A young lady I used to work with has asked me to teach her how to do needlepoint. I am of course very willing to help and have gone shopping in my stash to come up with tools and such for her.
I’ve been doing needlepoint since I was in grade school, so I have lots of experience and tips. I don’t want to overwhelm her with advanced stuff that she doesn’t need now, so am hoping I can get some advice as to what a noob really needs to know because its been so long that I’ve forgotten.
I’m thinking, she needs to know how to start and end a thread, how to sort and count her floss, how to read and understand instructions and how to stitch (punch and pull). I haven’t given her anything that needs a laying tool, but I will probably demonstrate that to her as well.
I’ve come up with several large gauge painted canvas kits and a large gauge counted kit for her as well as assorted scraps of different sized canvas and floss to practice with.
What else do you guys think I should have or do for our first lesson. I want her to enjoy herself so she wants a second lesson!
Sounds great! I’m a surface-embroidery nerd myself and don’t really know about the counted-thread styles, but will you also need to address issues of framing or hooping to set up the work?

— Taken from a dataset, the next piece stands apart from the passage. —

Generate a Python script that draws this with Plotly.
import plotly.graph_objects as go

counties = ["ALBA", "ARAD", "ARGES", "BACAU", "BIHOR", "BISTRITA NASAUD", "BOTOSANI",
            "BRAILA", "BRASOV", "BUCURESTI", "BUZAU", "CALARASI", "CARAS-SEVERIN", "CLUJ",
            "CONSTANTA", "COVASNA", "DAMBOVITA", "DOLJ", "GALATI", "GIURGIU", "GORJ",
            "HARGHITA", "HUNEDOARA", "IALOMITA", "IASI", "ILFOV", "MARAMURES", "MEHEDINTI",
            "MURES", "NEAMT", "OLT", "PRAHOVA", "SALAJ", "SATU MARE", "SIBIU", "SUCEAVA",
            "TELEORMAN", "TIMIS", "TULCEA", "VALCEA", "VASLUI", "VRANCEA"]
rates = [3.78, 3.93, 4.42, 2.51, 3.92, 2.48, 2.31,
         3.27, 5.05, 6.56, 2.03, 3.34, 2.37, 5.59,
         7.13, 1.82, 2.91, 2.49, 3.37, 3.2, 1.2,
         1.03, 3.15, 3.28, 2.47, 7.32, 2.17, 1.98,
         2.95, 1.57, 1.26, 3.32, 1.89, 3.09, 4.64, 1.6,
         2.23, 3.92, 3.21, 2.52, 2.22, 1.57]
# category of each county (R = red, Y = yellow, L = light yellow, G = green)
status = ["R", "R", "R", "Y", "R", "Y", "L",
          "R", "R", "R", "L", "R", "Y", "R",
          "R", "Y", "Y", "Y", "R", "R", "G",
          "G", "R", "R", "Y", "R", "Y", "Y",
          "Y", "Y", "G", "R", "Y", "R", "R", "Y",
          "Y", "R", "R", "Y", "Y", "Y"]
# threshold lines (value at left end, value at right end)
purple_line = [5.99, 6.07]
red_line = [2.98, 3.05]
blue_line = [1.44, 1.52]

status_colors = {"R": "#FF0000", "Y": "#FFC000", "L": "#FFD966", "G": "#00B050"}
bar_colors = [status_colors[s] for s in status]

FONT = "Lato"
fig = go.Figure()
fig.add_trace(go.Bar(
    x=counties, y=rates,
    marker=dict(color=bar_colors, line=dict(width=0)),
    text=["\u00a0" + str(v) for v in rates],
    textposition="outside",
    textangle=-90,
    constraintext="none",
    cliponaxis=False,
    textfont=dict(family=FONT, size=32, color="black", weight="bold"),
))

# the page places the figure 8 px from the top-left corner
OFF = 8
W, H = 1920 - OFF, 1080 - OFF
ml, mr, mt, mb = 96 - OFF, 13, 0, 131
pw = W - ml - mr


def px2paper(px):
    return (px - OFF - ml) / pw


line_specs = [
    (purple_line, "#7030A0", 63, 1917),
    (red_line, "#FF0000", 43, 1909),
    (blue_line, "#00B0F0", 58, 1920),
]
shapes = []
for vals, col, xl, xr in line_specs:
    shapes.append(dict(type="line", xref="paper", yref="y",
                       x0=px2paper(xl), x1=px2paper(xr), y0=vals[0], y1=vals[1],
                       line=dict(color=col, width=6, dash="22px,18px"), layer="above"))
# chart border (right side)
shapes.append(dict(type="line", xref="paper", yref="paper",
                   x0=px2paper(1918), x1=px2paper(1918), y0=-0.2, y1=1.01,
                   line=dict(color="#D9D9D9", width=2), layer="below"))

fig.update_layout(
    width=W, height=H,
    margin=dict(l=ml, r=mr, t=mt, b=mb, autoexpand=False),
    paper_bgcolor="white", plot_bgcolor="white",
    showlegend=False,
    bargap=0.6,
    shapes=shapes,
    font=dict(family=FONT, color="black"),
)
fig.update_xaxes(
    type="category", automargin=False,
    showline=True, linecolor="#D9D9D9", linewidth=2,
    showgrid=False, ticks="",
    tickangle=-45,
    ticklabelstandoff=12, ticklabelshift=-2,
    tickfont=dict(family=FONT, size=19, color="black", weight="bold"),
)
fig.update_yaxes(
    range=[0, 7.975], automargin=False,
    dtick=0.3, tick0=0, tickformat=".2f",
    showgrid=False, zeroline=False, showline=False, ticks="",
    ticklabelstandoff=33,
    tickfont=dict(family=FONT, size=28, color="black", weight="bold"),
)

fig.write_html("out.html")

(Also, you may get more participation in arts-n-crafts type threads in Cafe Society? so you could ask a mod to move it if you like)

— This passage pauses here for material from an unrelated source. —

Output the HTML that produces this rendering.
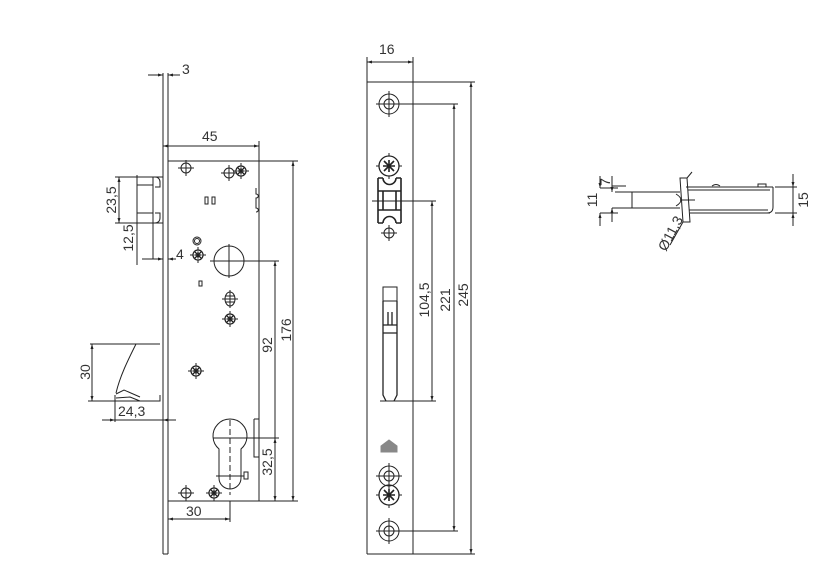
<!DOCTYPE html>
<html><head><meta charset="utf-8"><style>
html,body{margin:0;padding:0;background:#fff;}
svg{display:block;}
text{font-family:"Liberation Sans",sans-serif;font-size:14px;fill:#333;}
</style></head><body>
<svg width="838" height="571" viewBox="0 0 838 571" xmlns="http://www.w3.org/2000/svg">
<defs>
<marker id="a" viewBox="0 0 10 10" refX="10" refY="5" markerWidth="7" markerHeight="5" orient="auto-start-reverse"><path d="M0,2 L10,5 L0,8z" fill="#222"/></marker>
<g id="cr"><circle r="5" fill="none" stroke="#222"/><path d="M-8,0H8M0,-8V8" stroke="#222"/></g>
<g id="st"><circle r="5" fill="none" stroke="#222" stroke-width="1.3"/><path d="M-3,-3L3,3M-3,3L3,-3M0,-3.5V3.5M-3.5,0H3.5" stroke="#222" stroke-width="1.3"/><path d="M-8,0H-5M5,0H8M0,-8V-5M0,5V8" stroke="#222"/></g>
<g id="big"><circle r="10" fill="none" stroke="#222"/><circle r="5" fill="none" stroke="#222"/><path d="M-13,0H13M0,-13V13" stroke="#222"/></g>
<g id="bigst"><circle r="10" fill="none" stroke="#222" stroke-width="1.3"/><path d="M-5,-5L5,5M-5,5L5,-5M0,-6V6M-6,0H6" stroke="#222" stroke-width="1.6"/><path d="M-13,0H-10M10,0H13M0,-13V-10M0,10V13" stroke="#222"/></g>
</defs>
<g stroke="#222" stroke-width="1" fill="none">
<!-- LEFT VIEW -->
<path d="M163,73V554M168,73V554M163,554H168"/>
<path d="M148,75H163" marker-end="url(#a)"/><path d="M168,75H180" marker-start="url(#a)"/>
<path d="M163,146H259" marker-start="url(#a)" marker-end="url(#a)"/><path d="M259,141V501"/>
<path d="M168,161H298M168,501H298"/>
<path d="M293,161V501" marker-start="url(#a)" marker-end="url(#a)"/>
<path d="M275,261V501" marker-start="url(#a)" marker-end="url(#a)"/>
<path d="M275,438V501" marker-start="url(#a)"/>
<path d="M210,261H279M229,244V278"/>
<circle cx="229" cy="261" r="15"/>
<path d="M256,188v6c3,0 3,4 0,4v10c3,0 3,4 0,4v0"/>
<path d="M219,449 A17,17 0 1 1 241,449 V478 A11,11 0 0 1 219,478 Z"/>
<path d="M230,420V495" stroke-dasharray="6,3"/>
<path d="M216,476H244"/><rect x="244" y="472" width="4" height="7"/>
<path d="M254,419H259M254,419V457H259"/>
<path d="M213,438H279"/>
<path d="M230,501V522"/><path d="M168,519H230" marker-start="url(#a)" marker-end="url(#a)"/>
<path d="M115,177H163M115,223H163M137,175V265M153,177V259"/>
<path d="M155,177c3,0 5,2 5,5v5H155M155,213h5v5c0,3 -2,5 -5,5"/>
<path d="M137,185H153M137,213H153"/>
<path d="M119,177V223" marker-start="url(#a)" marker-end="url(#a)"/>
<path d="M142,259H163" marker-end="url(#a)"/><path d="M168,259H176" marker-start="url(#a)"/>
<path d="M90,344H160M136,344C128,360 120,376 116,393M116,394L124,390L140,397M116,398L130,397L140,401M115,401H160V395"/>
<path d="M92,344V401" marker-start="url(#a)" marker-end="url(#a)"/>
<path d="M88,401H116"/>
<path d="M115,395V422"/><path d="M102,420H115" marker-end="url(#a)"/><path d="M163,420H176" marker-start="url(#a)"/>
<path d="M115,420H163"/>
<circle cx="197" cy="241" r="4"/><circle cx="197" cy="241" r="2.5"/>
<rect x="199" y="281" width="3" height="5"/>
<rect x="205" y="197" width="3" height="7"/><rect x="212" y="197" width="3" height="7"/>
<ellipse cx="230" cy="299" rx="5" ry="7"/><path d="M222,299H238M230,290V308M225,296H235M225,302H235"/>
<!-- MIDDLE VIEW -->
<path d="M367,57V554M413,57V554M367,82H475M367,554H475"/>
<path d="M367,62H413" marker-start="url(#a)" marker-end="url(#a)"/>
<path d="M471,82V554" marker-start="url(#a)" marker-end="url(#a)"/>
<path d="M390,104H458M390,531H458"/>
<path d="M454,104V531" marker-start="url(#a)" marker-end="url(#a)"/>
<path d="M372,201H436M380,401H436"/>
<path d="M432,201V401" marker-start="url(#a)" marker-end="url(#a)"/>
<path d="M378,178V223M401,178V223M378,178H383M396,178H401M378,223H383M396,223H401M383,178A6,6 0 0 0 396,178M383,223A6,6 0 0 1 396,223M378,191H401M378,210H401M383,191V210M396,191V210" stroke-width="1.6"/>
<rect x="383" y="287" width="14" height="14"/>
<path d="M383,301V395L386,401M397,301V395L394,401M383,325H397M383,333H397M388,312V325M392,312V325" stroke-width="1.3"/>
<path d="M381,446L389,440L397,446V452H381Z" fill="#888" stroke="#888"/>
<!-- RIGHT VIEW -->
<path d="M615,192H680M615,208H680M632,192V208"/>
<path d="M600,188H618M600,213H618M612,186H626M612,208H626"/>
<path d="M600,176V188" marker-end="url(#a)"/><path d="M600,213V226" marker-start="url(#a)"/>
<path d="M612,176V192" marker-end="url(#a)"/><path d="M612,208V222" marker-start="url(#a)"/>
<path d="M680,178L687,178L690,222L683,222Z"/>
<path d="M686,187H773M690,213H770M688,190H770M689,210H768M773,187V207Q773,213 767,213"/>
<path d="M676,194Q686,200 676,206"/><path d="M680,200H695"/>
<path d="M683,222L670,245M687,178L692,172"/>
<path d="M712,186q4,-3 8,0M758,187v-3h8v3"/>
<path d="M775,187H797M775,213H797"/>
<path d="M793,174V187" marker-end="url(#a)"/><path d="M793,213V226" marker-start="url(#a)"/>
<path d="M793,187V213"/>
</g>
<use href="#cr" x="186" y="168"/><use href="#cr" x="229" y="173"/><use href="#st" x="241" y="171"/>
<use href="#st" x="198" y="255"/><use href="#st" x="230" y="319"/><use href="#st" x="196" y="371"/>
<use href="#cr" x="186" y="493"/><use href="#st" x="214" y="493"/>
<use href="#big" x="389" y="104"/><use href="#bigst" x="389" y="166"/><use href="#cr" x="389" y="233"/>
<use href="#big" x="389" y="476"/><use href="#bigst" x="389" y="495"/><use href="#big" x="389" y="531"/>
<text x="182" y="74">3</text>
<text x="202" y="141">45</text>
<text transform="translate(116,200) rotate(-90)" text-anchor="middle">23,5</text>
<text transform="translate(133,238) rotate(-90)" text-anchor="middle">12,5</text>
<text x="176" y="259" font-size="11">4</text>
<text transform="translate(291,330) rotate(-90)" text-anchor="middle">176</text>
<text transform="translate(272,345) rotate(-90)" text-anchor="middle">92</text>
<text transform="translate(272,462) rotate(-90)" text-anchor="middle">32,5</text>
<text transform="translate(90,372) rotate(-90)" text-anchor="middle">30</text>
<text x="118" y="416">24,3</text>
<text x="186" y="516">30</text>
<text x="379" y="54">16</text>
<text transform="translate(429,300) rotate(-90)" text-anchor="middle">104,5</text>
<text transform="translate(450,300) rotate(-90)" text-anchor="middle">221</text>
<text transform="translate(468,295) rotate(-90)" text-anchor="middle">245</text>
<text transform="translate(597,200) rotate(-90)" text-anchor="middle">11</text>
<text transform="translate(610,182) rotate(-90)" text-anchor="middle">7</text>
<text transform="translate(808,200) rotate(-90)" text-anchor="middle">15</text>
<text transform="translate(666,252) rotate(-62)">Ø11,3</text>
</svg>
</body></html>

Wow, surface-embroidery is so complicated and so beautiful. I do my best to avoid it because my thread tension varies from day to day, or even hour to hour.
Good idea about addressing framing, she has seen me work with frames but that’s just one of the things where I’d just toss her the frame pieces and expect her to figure it out because everyone knows how its done. I’m maybe not so good at this teaching thing.
And thank you again for suggesting a forum move, I wasn’t sure when I posted and tossed tails when I should have gotten heads, LOL!
Yeah, though not so much when I do it, but I strive to improve! I’m a fanatical devotee of Mary Corbet’s needlenthread.com embroidery blog, and although most of her stuff is surface embroidery she does have several posts exploring aspects of canvaswork/needlepoint, if you want something for your student to check out. Her stitch tutorials are especially excellent, I think.
The hard part about teaching something you’re good at is that you’ve forgotten what it’s like to suck at it. So, total noob here:
Taught myself, and what helped immensely was to start with a plastic canvas with large-ish holes (see, I don’t even know the terms yet).
I figured "Hey, this is just like pixels! So before 8-Bit characters were a thing (70s/80s), I was drawing them on graph paper (like favorite comic book characters), then diving in with assorted colors of yarn… like, “Hey, what would a pink and purple Batman look like?”
The nice thing about the plastic is I didn’t have to worry about tension (or neatness, really), and got instant gratification.
While I would never discourage anyone from trying any sort of stitching, I’m not going to advise a noob to do a couple of simple needlepoint kits and then jump right into more complicated stuff like surface work or crewel. It would be kinda mean to set some up for failure like that. IMO.
@digs really has the right of it when they posted "The hard part about teaching something you’re good at is that you’ve forgotten what it’s like to suck at it. "
There is so much YES in this statement as far as I am concerned. I want to start her out with instant gratification while she is practicing, then let her go and fall off her own horses.
I recently revisited needlepoint after 40+ years. I was never proficient (and still not). It was a simple eyeglasses pouch kit that I got online, labelled “for beginners”. It looked ok from the front, but the back was a lumpy, tangled mess. I was never “taught” needlepoint, other than the basic stitch. One thing that stumped me way back when and still does is, when the hole is divided between two colors, which color thread do you use? (Sorry, I don’t know how else to phrase it). You’d think I could tell by the context of the image but it never seems quite right.
Also, as you mentioned, ending a thread. How do you not end up with a bunch of danglers on the back?
“I’m not going to advise a noob to do a couple of simple needlepoint kits and then jump right into more complicated stuff like surface work or crewel.”
Who on earth are you talking to? I don’t see where anyone here suggested anything like that. I certainly didn’t.